> [DATASET CONTENT]:

····················

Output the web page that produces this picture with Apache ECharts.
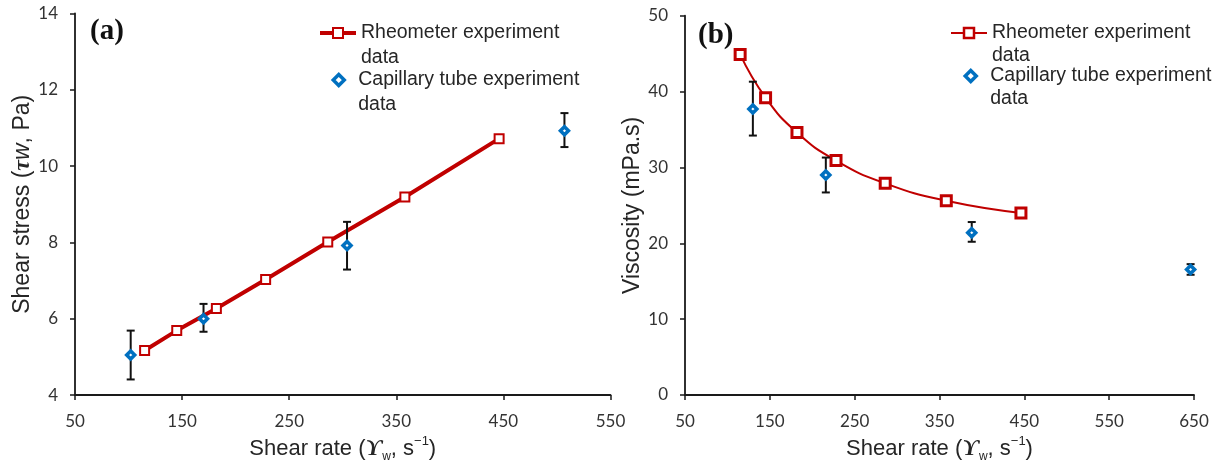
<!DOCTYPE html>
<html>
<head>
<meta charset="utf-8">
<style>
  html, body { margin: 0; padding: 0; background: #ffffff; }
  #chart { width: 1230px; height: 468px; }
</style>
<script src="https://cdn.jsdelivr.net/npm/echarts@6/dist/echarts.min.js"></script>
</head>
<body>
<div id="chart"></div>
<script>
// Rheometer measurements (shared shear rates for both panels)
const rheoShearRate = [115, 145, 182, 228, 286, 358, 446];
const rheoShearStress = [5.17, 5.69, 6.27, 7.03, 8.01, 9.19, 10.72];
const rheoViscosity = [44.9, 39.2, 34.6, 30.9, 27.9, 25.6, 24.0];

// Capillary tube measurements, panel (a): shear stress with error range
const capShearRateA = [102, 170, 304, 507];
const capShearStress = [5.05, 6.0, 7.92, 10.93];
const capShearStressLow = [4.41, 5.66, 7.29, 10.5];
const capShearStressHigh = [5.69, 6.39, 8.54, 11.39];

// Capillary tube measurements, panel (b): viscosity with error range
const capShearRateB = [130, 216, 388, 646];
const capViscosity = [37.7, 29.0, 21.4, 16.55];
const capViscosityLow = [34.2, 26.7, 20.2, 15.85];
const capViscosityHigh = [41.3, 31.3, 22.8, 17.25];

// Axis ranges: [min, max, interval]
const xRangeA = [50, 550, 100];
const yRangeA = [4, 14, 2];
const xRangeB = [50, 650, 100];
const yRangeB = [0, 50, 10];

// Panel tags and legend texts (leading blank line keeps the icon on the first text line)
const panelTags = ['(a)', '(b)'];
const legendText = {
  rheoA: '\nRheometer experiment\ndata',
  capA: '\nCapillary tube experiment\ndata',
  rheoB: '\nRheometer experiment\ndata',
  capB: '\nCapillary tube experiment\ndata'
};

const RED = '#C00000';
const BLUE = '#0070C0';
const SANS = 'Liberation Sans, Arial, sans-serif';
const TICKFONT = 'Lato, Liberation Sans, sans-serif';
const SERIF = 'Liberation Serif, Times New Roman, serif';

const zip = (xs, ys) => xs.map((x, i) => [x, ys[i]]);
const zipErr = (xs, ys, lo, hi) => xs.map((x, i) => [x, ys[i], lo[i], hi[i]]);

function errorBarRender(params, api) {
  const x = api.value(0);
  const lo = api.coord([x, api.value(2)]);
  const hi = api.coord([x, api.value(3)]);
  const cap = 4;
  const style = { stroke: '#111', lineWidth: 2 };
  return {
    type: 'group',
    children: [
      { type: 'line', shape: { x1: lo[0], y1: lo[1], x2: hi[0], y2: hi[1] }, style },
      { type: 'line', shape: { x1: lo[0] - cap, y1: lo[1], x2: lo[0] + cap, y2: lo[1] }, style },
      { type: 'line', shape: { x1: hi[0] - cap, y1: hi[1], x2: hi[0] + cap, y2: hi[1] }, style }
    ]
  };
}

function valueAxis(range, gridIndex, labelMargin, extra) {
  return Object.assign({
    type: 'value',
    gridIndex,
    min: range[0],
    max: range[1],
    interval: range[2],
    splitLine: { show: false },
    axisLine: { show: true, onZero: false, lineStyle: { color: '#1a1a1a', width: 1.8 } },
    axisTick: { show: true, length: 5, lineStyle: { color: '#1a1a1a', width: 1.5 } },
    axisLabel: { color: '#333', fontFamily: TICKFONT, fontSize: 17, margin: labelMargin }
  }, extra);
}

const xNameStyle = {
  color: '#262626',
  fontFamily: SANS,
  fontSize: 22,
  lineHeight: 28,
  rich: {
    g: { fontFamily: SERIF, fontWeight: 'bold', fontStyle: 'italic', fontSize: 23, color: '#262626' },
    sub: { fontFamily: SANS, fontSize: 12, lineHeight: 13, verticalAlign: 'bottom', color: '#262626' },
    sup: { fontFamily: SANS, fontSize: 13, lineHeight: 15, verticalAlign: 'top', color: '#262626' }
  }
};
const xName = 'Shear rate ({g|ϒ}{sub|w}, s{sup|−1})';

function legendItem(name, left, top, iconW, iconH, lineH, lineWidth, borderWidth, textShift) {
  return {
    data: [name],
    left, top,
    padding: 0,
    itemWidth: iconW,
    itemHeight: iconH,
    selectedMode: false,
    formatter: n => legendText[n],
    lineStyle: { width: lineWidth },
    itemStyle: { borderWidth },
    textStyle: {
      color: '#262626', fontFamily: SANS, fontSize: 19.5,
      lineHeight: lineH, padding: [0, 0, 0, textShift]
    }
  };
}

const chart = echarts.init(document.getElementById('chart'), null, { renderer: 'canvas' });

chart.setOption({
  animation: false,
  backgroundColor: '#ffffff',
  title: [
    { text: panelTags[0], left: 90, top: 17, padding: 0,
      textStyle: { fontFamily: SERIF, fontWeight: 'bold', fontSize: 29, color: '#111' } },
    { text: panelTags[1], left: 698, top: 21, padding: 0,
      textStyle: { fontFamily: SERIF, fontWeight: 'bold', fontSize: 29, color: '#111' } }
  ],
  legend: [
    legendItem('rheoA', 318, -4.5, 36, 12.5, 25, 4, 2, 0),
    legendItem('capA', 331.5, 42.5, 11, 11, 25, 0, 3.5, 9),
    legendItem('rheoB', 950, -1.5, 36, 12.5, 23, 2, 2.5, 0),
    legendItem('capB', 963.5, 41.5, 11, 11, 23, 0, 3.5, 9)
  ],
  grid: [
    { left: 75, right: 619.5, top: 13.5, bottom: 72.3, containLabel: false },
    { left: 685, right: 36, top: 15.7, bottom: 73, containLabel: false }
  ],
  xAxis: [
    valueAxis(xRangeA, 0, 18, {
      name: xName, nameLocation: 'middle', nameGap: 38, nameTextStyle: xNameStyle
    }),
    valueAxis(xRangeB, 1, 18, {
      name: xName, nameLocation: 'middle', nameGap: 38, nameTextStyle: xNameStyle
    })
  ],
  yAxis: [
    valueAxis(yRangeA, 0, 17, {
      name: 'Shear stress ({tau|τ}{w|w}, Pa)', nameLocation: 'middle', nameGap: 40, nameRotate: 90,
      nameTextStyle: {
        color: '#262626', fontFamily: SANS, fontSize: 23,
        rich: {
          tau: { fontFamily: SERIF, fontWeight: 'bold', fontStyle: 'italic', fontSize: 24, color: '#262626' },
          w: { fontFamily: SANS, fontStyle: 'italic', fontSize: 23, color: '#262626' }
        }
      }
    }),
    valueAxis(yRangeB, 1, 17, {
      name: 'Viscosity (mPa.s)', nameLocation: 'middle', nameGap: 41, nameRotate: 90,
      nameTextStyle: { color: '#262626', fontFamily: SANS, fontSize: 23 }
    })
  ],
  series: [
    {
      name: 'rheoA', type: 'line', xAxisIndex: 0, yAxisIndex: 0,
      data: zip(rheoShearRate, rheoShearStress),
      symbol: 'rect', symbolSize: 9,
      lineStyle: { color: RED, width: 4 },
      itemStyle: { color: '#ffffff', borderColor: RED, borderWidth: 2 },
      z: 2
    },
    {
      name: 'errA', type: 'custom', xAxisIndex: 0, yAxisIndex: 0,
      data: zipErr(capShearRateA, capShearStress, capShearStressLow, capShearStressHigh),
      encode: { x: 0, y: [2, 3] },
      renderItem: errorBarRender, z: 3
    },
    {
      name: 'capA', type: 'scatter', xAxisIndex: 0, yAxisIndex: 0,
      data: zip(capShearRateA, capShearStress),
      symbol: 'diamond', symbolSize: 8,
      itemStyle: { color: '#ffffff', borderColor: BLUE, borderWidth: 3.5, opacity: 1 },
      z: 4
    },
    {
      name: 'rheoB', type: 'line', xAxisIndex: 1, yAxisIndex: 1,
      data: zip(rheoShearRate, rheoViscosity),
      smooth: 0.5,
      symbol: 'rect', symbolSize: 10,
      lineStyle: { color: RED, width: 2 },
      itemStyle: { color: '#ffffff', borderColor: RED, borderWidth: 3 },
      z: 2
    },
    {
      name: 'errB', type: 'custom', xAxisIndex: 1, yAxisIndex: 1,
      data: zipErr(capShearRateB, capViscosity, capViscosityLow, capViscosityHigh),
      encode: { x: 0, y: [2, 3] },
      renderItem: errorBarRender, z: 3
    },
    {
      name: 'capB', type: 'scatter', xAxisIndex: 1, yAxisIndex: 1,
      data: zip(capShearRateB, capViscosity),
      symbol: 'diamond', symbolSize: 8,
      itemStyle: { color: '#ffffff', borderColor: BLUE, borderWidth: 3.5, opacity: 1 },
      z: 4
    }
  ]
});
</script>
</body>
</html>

····················

> [DIRECTIONS]:
From the data above, show each line that contains "with".

> [RESPONSE TO THE TASK]:
Output the web page that produces this picture with Apache ECharts.
// Capillary tube measurements, panel (a): shear stress with error range
// Capillary tube measurements, panel (b): viscosity with error range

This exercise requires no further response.